In the Wikimedia Labs cluster, there are a few shared storage directories that can be made available on request. You can request them by filing a task on Phabricator under the Labs project.

Disadvantages of using NFS

Any form of shared storage (including NFS!) is a big Single Point of Failure. If NFS fails / has problems (and we have a bad history of those, sadly), then your instance is unreachable and often times unusable (load skyrockets often). Do consider strongly if you really do need NFS and if it can not be solved in other ways before requesting NFS to be turned on.

/data/scratch

This is a 'temp' space that is shared across all instances in all projects that have opted into this. Any data you put into them can be read by all other instances that have a /data/scratch, but they can not delete your data by default. This data is not backed up.

Use this for:

  1. Sharing public large data between instances
  2. 'Temporary' storage / usage that can be purged later

Do not use these for:

  1. Information that should be kept private to your project (credentials, keys, etc)
  2. Information that should be backed up and kept safe (code, data backups, etc)
  3. Files that are actively read from or written to (e.g. databases, logfiles)

/data/project

This is per-project private space that is shared across all instances in the project only (and not across all instances across all projects as with /data/scratch). Any data you put in them is visible to all other instances in your project only. This data is backed up.

Use this for:

  1. Backing up important data (database dumps, etc)

Do not use this for:

  1. Storing code / config that is directly run (please store code in git and run them off local storage)
  2. Storing databases / data that is directly manipulated (do not put postgres / mysql / mongo / etc data directories on NFS, and do not do lots of sqlite operations on NFS either)
  3. Logfiles
  4. Temporary storage of large amount of data (use /data/scratch for that instead)

/home

This is per-project private space shared across all instances in your project only and mounted in /home. This allows you to keep a shared homedirectory across instances, to keep a useful scripts, etc in. Note that enabling this will very strongly couple availability of your instance to NFS - you can not ssh in when NFS is down. This data is also backed up.

Use this for:

  1. Storing small scripts / .rc files across instances

Do not use this for:

  1. All the things we ask you to *not* use /data/project for

Note that progress is being made in building a simple system to share .rc / convenience scripts that does not involve NFS. You can track that on Task T102173.

/public/dumps

This is a global, read-only share that contains data dumps (such as those found on dumps.wikimedia.org) that can be read for research purposes.

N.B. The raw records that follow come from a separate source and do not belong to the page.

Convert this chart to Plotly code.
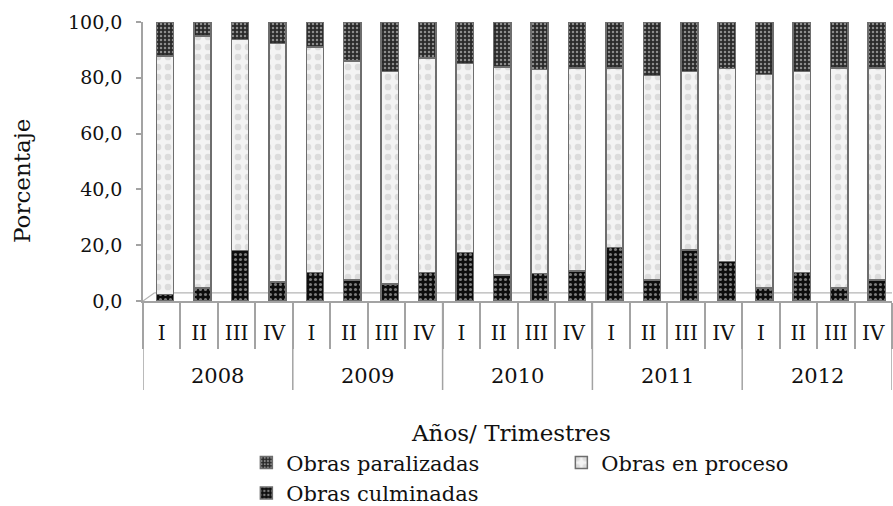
import plotly.graph_objects as go

years = ["2008", "2009", "2010", "2011", "2012"]
quarters = ["I", "II", "III", "IV"]

culminadas = [2.4, 4.6, 18.1, 6.9, 10.2, 7.5, 6.1, 10.3, 17.4, 9.3,
              9.9, 10.8, 19.2, 7.5, 18.3, 14.1, 4.6, 10.2, 4.6, 7.5]
en_proceso = [85.4, 90.4, 75.7, 85.4, 80.9, 78.5, 76.2, 76.8, 67.7, 74.5,
              73.1, 72.8, 64.4, 73.3, 63.9, 69.3, 76.6, 72.0, 79.0, 76.1]
paralizadas = [12.2, 5.0, 6.2, 7.7, 8.9, 14.0, 17.7, 12.9, 14.9, 16.2,
               17.0, 16.4, 16.4, 19.2, 17.8, 16.6, 18.8, 17.8, 16.4, 16.4]

nq = len(quarters)
n = len(years) * nq
xpos = list(range(n))
tick_text = [q for _ in years for q in quarters]
year_centers = [i * nq + (nq - 1) / 2 for i in range(len(years))]
year_bounds = [i * nq - 0.5 for i in range(len(years) + 1)]
quarter_bounds = [i - 0.5 for i in range(n + 1)]

FONT = "DejaVu Serif"
AXC = "#a3a3a3"
outline = dict(color="#6e6e6e", width=1.5)
BW = 0.46
BOFF = -0.14

fig = go.Figure()
fig.add_trace(go.Bar(
    name="Obras culminadas", x=xpos, y=culminadas, width=BW, offset=BOFF,
    marker=dict(color="#111111", line=outline,
                pattern=dict(shape=".", fgcolor="#7a7a7a", bgcolor="#0d0d0d",
                             size=5, solidity=0.3, fillmode="replace")),
))
fig.add_trace(go.Bar(
    name="Obras en proceso", x=xpos, y=en_proceso, width=BW, offset=BOFF,
    marker=dict(color="#ececec", line=outline,
                pattern=dict(shape=".", fgcolor="#dcdcdc", bgcolor="#f3f3f3",
                             size=10, solidity=0.35, fillmode="replace")),
))
fig.add_trace(go.Bar(
    name="Obras paralizadas", x=xpos, y=paralizadas, width=BW, offset=BOFF,
    marker=dict(color="#333333", line=outline,
                pattern=dict(shape=".", fgcolor="#8c8c8c", bgcolor="#2a2a2a",
                             size=4, solidity=0.3, fillmode="replace")),
))

TOP, BOTTOM = 22, 301
PLOT_H = BOTTOM - TOP

fig.update_layout(
    barmode="stack",
    width=893, height=506,
    margin=dict(l=143, r=1, t=TOP, b=506 - BOTTOM, autoexpand=False),
    paper_bgcolor="white", plot_bgcolor="white",
    font=dict(family=FONT, size=19, color="#111111"),
    separators=",.",
    showlegend=True,
    legend=dict(orientation="h", traceorder="reversed",
                x=0.138, xanchor="left", y=-0.507, yanchor="top",
                entrywidth=270, entrywidthmode="pixels",
                font=dict(family=FONT, size=21), tracegroupgap=0),
    xaxis=dict(
        range=[-0.5, n - 0.5], automargin=False,
        tickmode="array", tickvals=xpos, ticktext=tick_text,
        ticks="", ticklabelstandoff=13,
        tickfont=dict(family=FONT, size=20),
        showline=True, linecolor=AXC, linewidth=1.5,
        minor=dict(tickmode="array", tickvals=quarter_bounds, ticks="outside",
                   ticklen=46, tickcolor=AXC, tickwidth=1.5, showgrid=False),
        showgrid=False, zeroline=False,
    ),
    yaxis=dict(
        range=[0, 100], automargin=False,
        tickvals=[0, 20, 40, 60, 80, 100], tickformat=".1f",
        showline=True, linecolor=AXC, linewidth=1.5,
        ticks="outside", ticklen=5, tickcolor=AXC, tickwidth=1.5,
        ticklabelstandoff=10,
        showgrid=False, zeroline=False,
        tickfont=dict(family=FONT, size=19),
    ),
)

# year dividers and labels (second level of the category axis)
div_bottom = -(390 - BOTTOM) / PLOT_H
for xb in year_bounds:
    fig.add_shape(type="line", xref="x", yref="paper", x0=xb, x1=xb,
                  y0=0, y1=div_bottom, line=dict(color=AXC, width=1.5))
for xc, yl in zip(year_centers, years):
    fig.add_annotation(x=xc, xref="x", y=-(376 - BOTTOM) / PLOT_H, yref="paper",
                       text=yl, showarrow=False, yanchor="middle",
                       font=dict(family=FONT, size=21))

# axis titles
fig.add_annotation(x=(511 - 143) / 749, xref="paper", y=-(433 - BOTTOM) / PLOT_H, yref="paper",
                   text="Años/ Trimestres", showarrow=False, yanchor="middle",
                   font=dict(family=FONT, size=23))
fig.add_annotation(x=(22 - 143) / 749, xref="paper", y=(BOTTOM - 181) / PLOT_H, yref="paper",
                   text="Porcentaje", textangle=-90, showarrow=False,
                   xanchor="center", yanchor="middle",
                   font=dict(family=FONT, size=23))

# 3D floor edge
fig.add_shape(type="line", xref="paper", yref="y", x0=0.015, x1=1, y0=2.9, y1=2.9,
              line=dict(color="#b5b5b5", width=1.2), layer="below")
fig.add_shape(type="line", xref="paper", yref="y", x0=0, x1=0.015, y0=0, y1=2.9,
              line=dict(color="#b5b5b5", width=1.2), layer="below")

fig.write_html("out.html", config={"displayModeBar": False},
               post_script="document.body.style.margin='0';")
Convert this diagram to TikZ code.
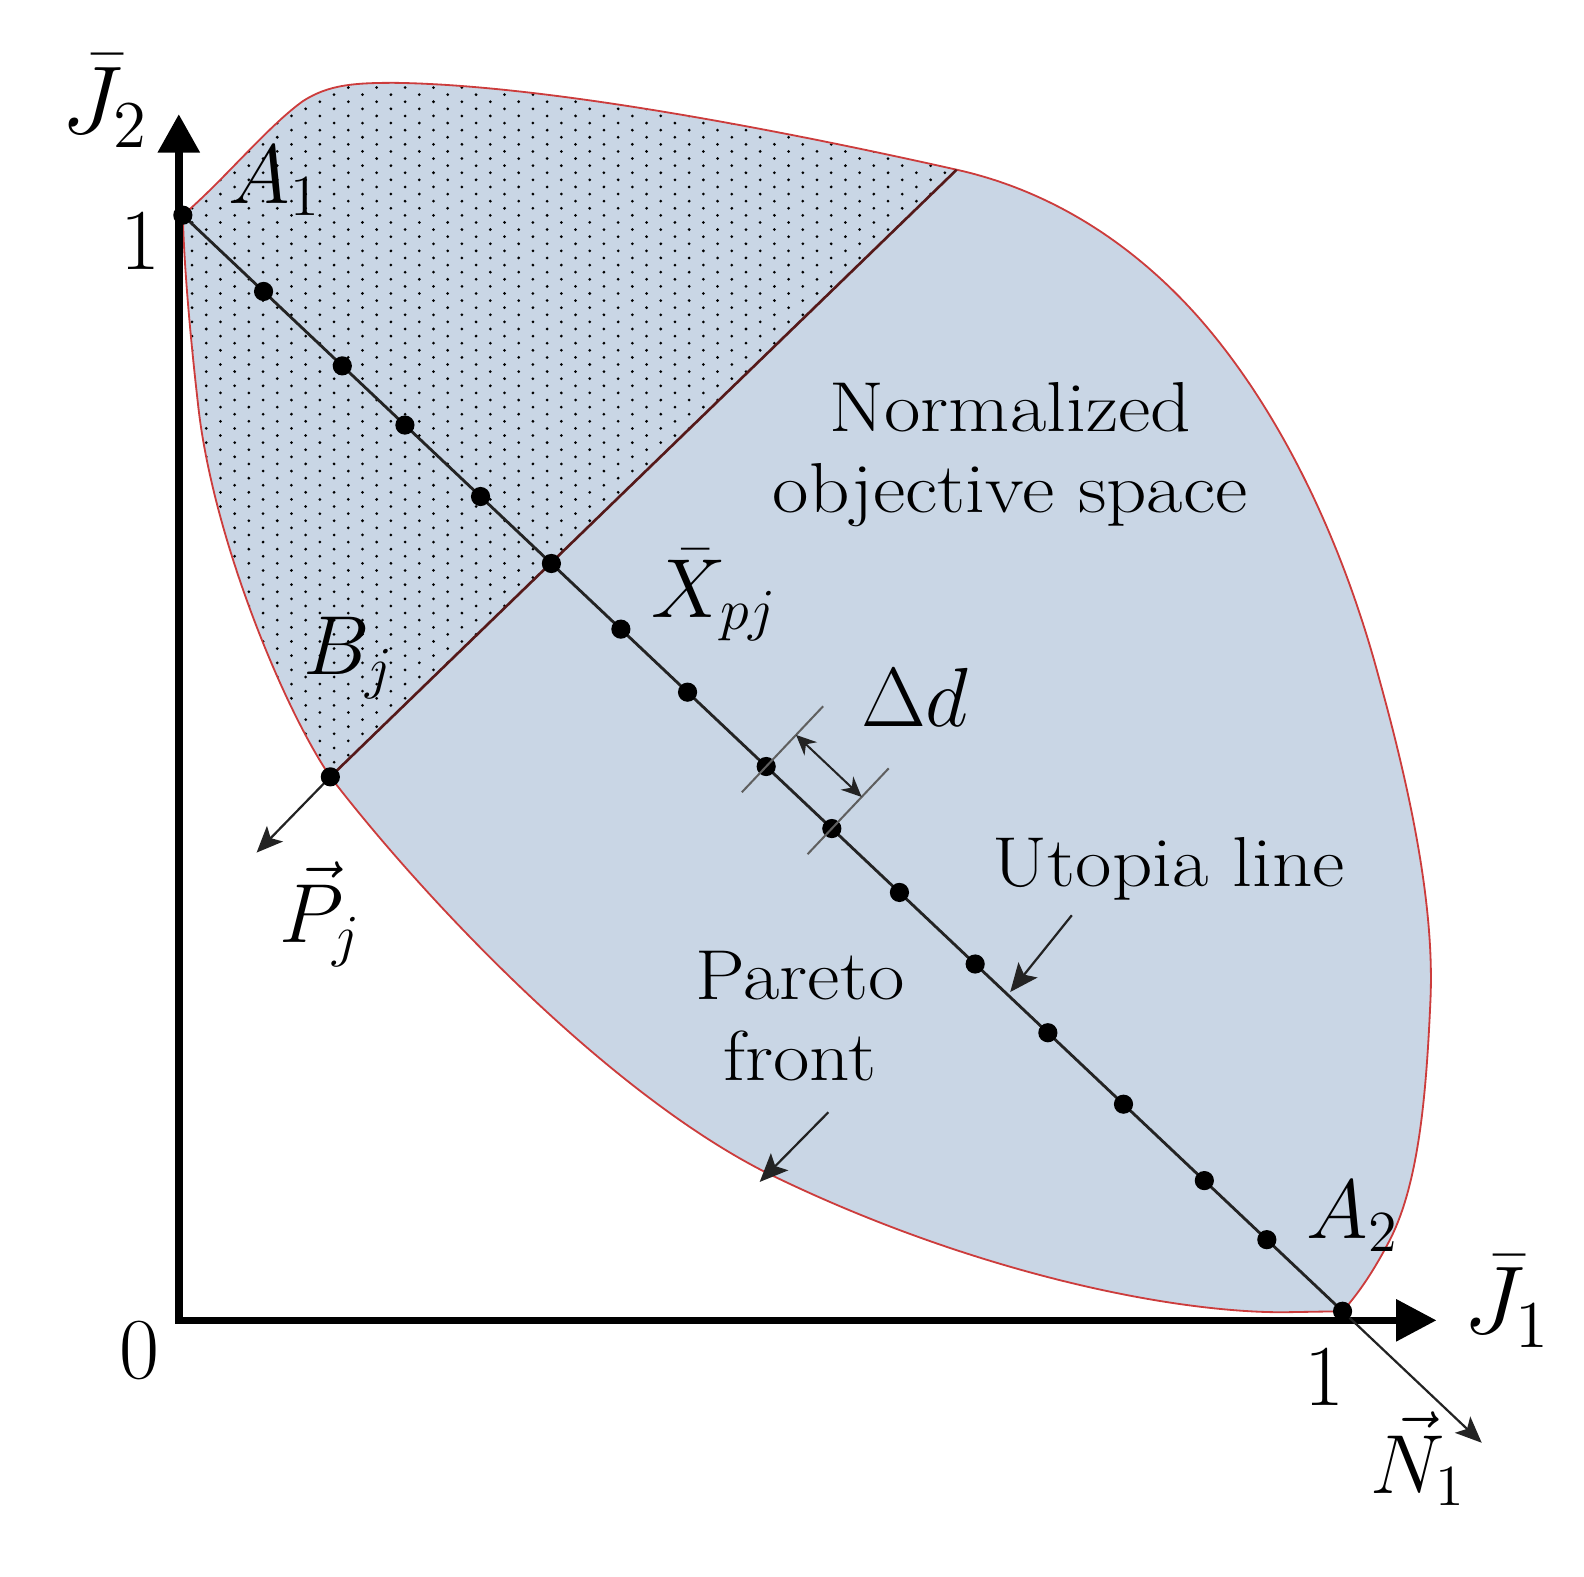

These include compressed XML dumps of Wikimedia wikis (Wikipedia, et al.), raw page counts data, Wikidata JSON dumps, and more! You can request this if you are going to be doing significant work with any form of dumps, since this will be easier to access than having to download and process them yourself.

/data/project/shared/mediawiki

On Tool Labs, you can access a full checkout of all MediaWiki repositories hosted on gerrit.

This is especially useful to search code across all repositories with commands like ack-grep.

The checkout should also include the code review notes, from which you can e.g. extract code review statistics.